• [COLLECTED DATA]:

══════════

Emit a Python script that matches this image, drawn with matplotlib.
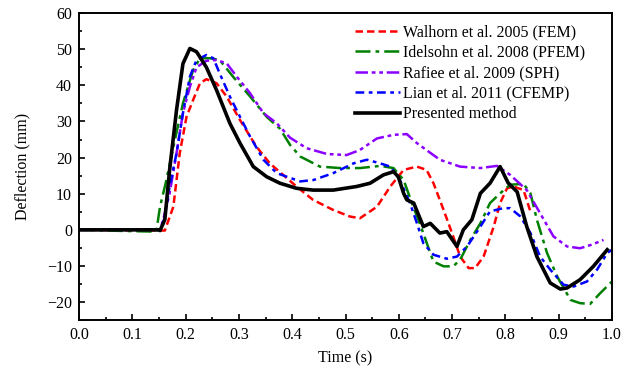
import numpy as np
import matplotlib
matplotlib.use('Agg')
import matplotlib.pyplot as plt
from matplotlib.ticker import MultipleLocator

# ============================================================
# DATA
# ============================================================
t_walhorn = [0, 0.161, 0.177, 0.189, 0.2017, 0.214, 0.227, 0.239, 0.258, 0.277,
             0.302, 0.333, 0.358, 0.383, 0.408, 0.439, 0.477, 0.508, 0.527, 0.559,
             0.584, 0.609, 0.634, 0.652, 0.665, 0.684, 0.702, 0.715, 0.731, 0.743,
             0.759, 0.778, 0.790, 0.803, 0.815, 0.834, 0.847]
d_walhorn = [0, -0.2, 6.4, 21.2, 31.3, 35.9, 40.6, 41.7, 40.6, 36.9,
             30.4, 23, 18.4, 15.2, 12, 8.3, 5.5, 3.7, 3.2, 6.4,
             12, 16.6, 17.5, 16.6, 12.9, 5.5, -1.8, -7.4, -10.6, -10.6,
             -7.4, 0.9, 7.4, 11.5, 12, 11, 5]

t_idelsohn = [0, 0.08, 0.145, 0.152, 0.164, 0.177, 0.195, 0.214, 0.227, 0.2455,
              0.264, 0.289, 0.321, 0.352, 0.377, 0.396, 0.415, 0.452, 0.490, 0.527,
              0.565, 0.590, 0.609, 0.627, 0.640, 0.659, 0.665, 0.684, 0.702, 0.715,
              0.734, 0.753, 0.771, 0.790, 0.809, 0.834, 0.847, 0.859, 0.878, 0.897,
              0.922, 0.940, 0.959, 0.978, 1.0]
d_idelsohn = [0, -0.3, -0.5, 6.4, 13.8, 23, 35, 44.2, 47.5, 47.5,
              47, 42.4, 36.9, 31.3, 28, 23.5, 20.3, 17.5, 17.1, 17.1,
              17.7, 17.1, 13.8, 6.4, 1.5, -6.4, -8.8, -10.1, -10.1, -8.3,
              -2.8, 1.8, 7.4, 10.1, 12.5, 12.7, 10.1, 2.8, -6.4, -12.9,
              -19.4, -20.3, -20.5, -17.5, -14.3]

t_rafiee = [0, 0.152, 0.158, 0.170, 0.183, 0.195, 0.208, 0.2205, 0.239, 0.258,
            0.277, 0.296, 0.321, 0.346, 0.371, 0.396, 0.427, 0.465, 0.502, 0.527,
            0.559, 0.590, 0.615, 0.634, 0.677, 0.715, 0.753, 0.784, 0.809, 0.840,
            0.865, 0.890, 0.9155, 0.940, 0.962, 0.984]
d_rafiee = [0, 0, 2.8, 10.1, 21.2, 32.3, 39.6, 45, 46.8, 47,
            46.1, 42.4, 37.8, 32.3, 29.5, 25.5, 22.6, 21, 20.7, 22.1,
            25.3, 26.3, 26.5, 24, 19.4, 17.5, 17.1, 17.7, 15.2, 11,
            4.6, -1.8, -4.6, -5.1, -4.1, -2.8]

t_lian = [0, 0.152, 0.160, 0.170, 0.183, 0.195, 0.208, 0.2205, 0.239, 0.252,
          0.264, 0.283, 0.302, 0.321, 0.346, 0.371, 0.390, 0.415, 0.440, 0.477,
          0.515, 0.540, 0.565, 0.584, 0.602, 0.621, 0.634, 0.646, 0.665, 0.690,
          0.709, 0.728, 0.753, 0.771, 0.796, 0.809, 0.828, 0.847, 0.865, 0.884,
          0.909, 0.928, 0.953, 0.972, 0.991, 1.0]
d_lian = [0, 0, 3, 12, 21.2, 32.3, 42.4, 47, 48.4, 47.5,
          43.3, 36.9, 31.3, 25.8, 19.4, 15.7, 14.7, 13.4, 13.8, 15.7,
          18.4, 19.4, 18.4, 17.5, 13.8, 7.4, 1.8, -3.7, -6.9, -8,
          -7.4, -4.6, 0.9, 5.1, 6, 6, 3.7, -0.9, -7.4, -11,
          -15.2, -15.7, -14.3, -11, -6.4, -5.5]

t_present = [0, 0.15, 0.152, 0.161, 0.170, 0.183, 0.195, 0.208, 0.2205, 0.239,
             0.258, 0.283, 0.302, 0.327, 0.352, 0.377, 0.408, 0.439, 0.477, 0.521,
             0.546, 0.571, 0.590, 0.599, 0.609, 0.615, 0.628, 0.646, 0.659, 0.677,
             0.690, 0.709, 0.721, 0.737, 0.753, 0.771, 0.790, 0.805, 0.822, 0.840,
             0.859, 0.884, 0.903, 0.9155, 0.940, 0.965, 0.991]
d_present = [0, 0, -0.2, 2.8, 16.6, 33.2, 46, 50.2, 49.3, 45,
             38.7, 29.5, 24, 17.5, 14.7, 12.9, 11.5, 11, 11, 12,
             12.9, 15.2, 16.1, 14.7, 10.1, 8.3, 7.4, 0.9, 1.8, -0.9,
             -0.5, -4.6, 0, 2.8, 10.1, 12.9, 17.5, 13, 10.5, 0.9,
             -7.4, -14.7, -16.4, -16.1, -13.8, -10.1, -5.5]

labels = ['Walhorn et al. 2005 (FEM)', 'Idelsohn et al. 2008 (PFEM)',
          'Rafiee et al. 2009 (SPH)', 'Lian et al. 2011 (CFEMP)',
          'Presented method']

# ============================================================
# PLOT
# ============================================================
plt.rcParams['font.family'] = ['Liberation Serif', 'DejaVu Serif']
plt.rcParams['mathtext.fontset'] = 'stix'

fig = plt.figure(figsize=(6.22, 3.74), dpi=100)
ax = fig.add_axes([0.127, 0.144, 0.857, 0.821])

ax.plot(t_walhorn, d_walhorn, color='#ff0000', lw=1.8,
        ls=(0, (3, 1.6)), label=labels[0])
ax.plot(t_idelsohn, d_idelsohn, color='#008000', lw=1.8,
        ls=(0, (6, 2, 1.5, 2)), label=labels[1])
ax.plot(t_rafiee, d_rafiee, color='#8b00ff', lw=1.8,
        ls=(0, (5, 1.5, 1.5, 1.5, 1.5, 1.5)), label=labels[2])
ax.plot(t_lian, d_lian, color='#0000ff', lw=1.8,
        ls=(0, (3.5, 1.8, 1.5, 1.8)), label=labels[3])
ax.plot(t_present, d_present, color='black', lw=2.6, label=labels[4])

ax.set_xlim(0, 1.0)
ax.set_ylim(-25, 60)
ax.xaxis.set_major_locator(MultipleLocator(0.1))
ax.xaxis.set_minor_locator(MultipleLocator(0.05))
ax.yaxis.set_major_locator(MultipleLocator(10))
ax.yaxis.set_minor_locator(MultipleLocator(5))
ax.xaxis.set_major_formatter(plt.FormatStrFormatter('%.1f'))

ax.tick_params(which='both', direction='in', top=False, right=False,
               labelsize=11.5, width=1.2)
ax.tick_params(which='major', length=4.5, pad=5)
ax.tick_params(which='minor', length=2.5)
for s in ax.spines.values():
    s.set_linewidth(1.4)

ax.set_xlabel('Time (s)', fontsize=11.5, labelpad=5)
ax.set_ylabel('Deflection (mm)', fontsize=11.5, labelpad=12)

ax.legend(loc='upper right', bbox_to_anchor=(0.97, 1.0), frameon=False,
          fontsize=11.5, handlelength=2.8, handletextpad=0.2,
          labelspacing=0.28, borderaxespad=0.3)

fig.savefig('out.png', dpi=100)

══════════

• [TASK TO CARRY OUT]:
Copy the data exactly. Any picture it contains is to be omitted.

• [OUTPUT]:
Emit a Python script that matches this image, drawn with matplotlib.
import numpy as np
import matplotlib
matplotlib.use('Agg')
import matplotlib.pyplot as plt
from matplotlib.ticker import MultipleLocator

# ============================================================
# DATA
# ============================================================
t_walhorn = [0, 0.161, 0.177, 0.189, 0.2017, 0.214, 0.227, 0.239, 0.258, 0.277,
             0.302, 0.333, 0.358, 0.383, 0.408, 0.439, 0.477, 0.508, 0.527, 0.559,
             0.584, 0.609, 0.634, 0.652, 0.665, 0.684, 0.702, 0.715, 0.731, 0.743,
             0.759, 0.778, 0.790, 0.803, 0.815, 0.834, 0.847]
d_walhorn = [0, -0.2, 6.4, 21.2, 31.3, 35.9, 40.6, 41.7, 40.6, 36.9,
             30.4, 23, 18.4, 15.2, 12, 8.3, 5.5, 3.7, 3.2, 6.4,
             12, 16.6, 17.5, 16.6, 12.9, 5.5, -1.8, -7.4, -10.6, -10.6,
             -7.4, 0.9, 7.4, 11.5, 12, 11, 5]

t_idelsohn = [0, 0.08, 0.145, 0.152, 0.164, 0.177, 0.195, 0.214, 0.227, 0.2455,
              0.264, 0.289, 0.321, 0.352, 0.377, 0.396, 0.415, 0.452, 0.490, 0.527,
              0.565, 0.590, 0.609, 0.627, 0.640, 0.659, 0.665, 0.684, 0.702, 0.715,
              0.734, 0.753, 0.771, 0.790, 0.809, 0.834, 0.847, 0.859, 0.878, 0.897,
              0.922, 0.940, 0.959, 0.978, 1.0]
d_idelsohn = [0, -0.3, -0.5, 6.4, 13.8, 23, 35, 44.2, 47.5, 47.5,
              47, 42.4, 36.9, 31.3, 28, 23.5, 20.3, 17.5, 17.1, 17.1,
              17.7, 17.1, 13.8, 6.4, 1.5, -6.4, -8.8, -10.1, -10.1, -8.3,
              -2.8, 1.8, 7.4, 10.1, 12.5, 12.7, 10.1, 2.8, -6.4, -12.9,
              -19.4, -20.3, -20.5, -17.5, -14.3]

t_rafiee = [0, 0.152, 0.158, 0.170, 0.183, 0.195, 0.208, 0.2205, 0.239, 0.258,
            0.277, 0.296, 0.321, 0.346, 0.371, 0.396, 0.427, 0.465, 0.502, 0.527,
            0.559, 0.590, 0.615, 0.634, 0.677, 0.715, 0.753, 0.784, 0.809, 0.840,
            0.865, 0.890, 0.9155, 0.940, 0.962, 0.984]
d_rafiee = [0, 0, 2.8, 10.1, 21.2, 32.3, 39.6, 45, 46.8, 47,
            46.1, 42.4, 37.8, 32.3, 29.5, 25.5, 22.6, 21, 20.7, 22.1,
            25.3, 26.3, 26.5, 24, 19.4, 17.5, 17.1, 17.7, 15.2, 11,
            4.6, -1.8, -4.6, -5.1, -4.1, -2.8]

t_lian = [0, 0.152, 0.160, 0.170, 0.183, 0.195, 0.208, 0.2205, 0.239, 0.252,
          0.264, 0.283, 0.302, 0.321, 0.346, 0.371, 0.390, 0.415, 0.440, 0.477,
          0.515, 0.540, 0.565, 0.584, 0.602, 0.621, 0.634, 0.646, 0.665, 0.690,
          0.709, 0.728, 0.753, 0.771, 0.796, 0.809, 0.828, 0.847, 0.865, 0.884,
          0.909, 0.928, 0.953, 0.972, 0.991, 1.0]
d_lian = [0, 0, 3, 12, 21.2, 32.3, 42.4, 47, 48.4, 47.5,
          43.3, 36.9, 31.3, 25.8, 19.4, 15.7, 14.7, 13.4, 13.8, 15.7,
          18.4, 19.4, 18.4, 17.5, 13.8, 7.4, 1.8, -3.7, -6.9, -8,
          -7.4, -4.6, 0.9, 5.1, 6, 6, 3.7, -0.9, -7.4, -11,
          -15.2, -15.7, -14.3, -11, -6.4, -5.5]

t_present = [0, 0.15, 0.152, 0.161, 0.170, 0.183, 0.195, 0.208, 0.2205, 0.239,
             0.258, 0.283, 0.302, 0.327, 0.352, 0.377, 0.408, 0.439, 0.477, 0.521,
             0.546, 0.571, 0.590, 0.599, 0.609, 0.615, 0.628, 0.646, 0.659, 0.677,
             0.690, 0.709, 0.721, 0.737, 0.753, 0.771, 0.790, 0.805, 0.822, 0.840,
             0.859, 0.884, 0.903, 0.9155, 0.940, 0.965, 0.991]
d_present = [0, 0, -0.2, 2.8, 16.6, 33.2, 46, 50.2, 49.3, 45,
             38.7, 29.5, 24, 17.5, 14.7, 12.9, 11.5, 11, 11, 12,
             12.9, 15.2, 16.1, 14.7, 10.1, 8.3, 7.4, 0.9, 1.8, -0.9,
             -0.5, -4.6, 0, 2.8, 10.1, 12.9, 17.5, 13, 10.5, 0.9,
             -7.4, -14.7, -16.4, -16.1, -13.8, -10.1, -5.5]

labels = ['Walhorn et al. 2005 (FEM)', 'Idelsohn et al. 2008 (PFEM)',
          'Rafiee et al. 2009 (SPH)', 'Lian et al. 2011 (CFEMP)',
          'Presented method']

# ============================================================
# PLOT
# ============================================================
plt.rcParams['font.family'] = ['Liberation Serif', 'DejaVu Serif']
plt.rcParams['mathtext.fontset'] = 'stix'

fig = plt.figure(figsize=(6.22, 3.74), dpi=100)
ax = fig.add_axes([0.127, 0.144, 0.857, 0.821])

ax.plot(t_walhorn, d_walhorn, color='#ff0000', lw=1.8,
        ls=(0, (3, 1.6)), label=labels[0])
ax.plot(t_idelsohn, d_idelsohn, color='#008000', lw=1.8,
        ls=(0, (6, 2, 1.5, 2)), label=labels[1])
ax.plot(t_rafiee, d_rafiee, color='#8b00ff', lw=1.8,
        ls=(0, (5, 1.5, 1.5, 1.5, 1.5, 1.5)), label=labels[2])
ax.plot(t_lian, d_lian, color='#0000ff', lw=1.8,
        ls=(0, (3.5, 1.8, 1.5, 1.8)), label=labels[3])
ax.plot(t_present, d_present, color='black', lw=2.6, label=labels[4])

ax.set_xlim(0, 1.0)
ax.set_ylim(-25, 60)
ax.xaxis.set_major_locator(MultipleLocator(0.1))
ax.xaxis.set_minor_locator(MultipleLocator(0.05))
ax.yaxis.set_major_locator(MultipleLocator(10))
ax.yaxis.set_minor_locator(MultipleLocator(5))
ax.xaxis.set_major_formatter(plt.FormatStrFormatter('%.1f'))

ax.tick_params(which='both', direction='in', top=False, right=False,
               labelsize=11.5, width=1.2)
ax.tick_params(which='major', length=4.5, pad=5)
ax.tick_params(which='minor', length=2.5)
for s in ax.spines.values():
    s.set_linewidth(1.4)

ax.set_xlabel('Time (s)', fontsize=11.5, labelpad=5)
ax.set_ylabel('Deflection (mm)', fontsize=11.5, labelpad=12)

ax.legend(loc='upper right', bbox_to_anchor=(0.97, 1.0), frameon=False,
          fontsize=11.5, handlelength=2.8, handletextpad=0.2,
          labelspacing=0.28, borderaxespad=0.3)

fig.savefig('out.png', dpi=100)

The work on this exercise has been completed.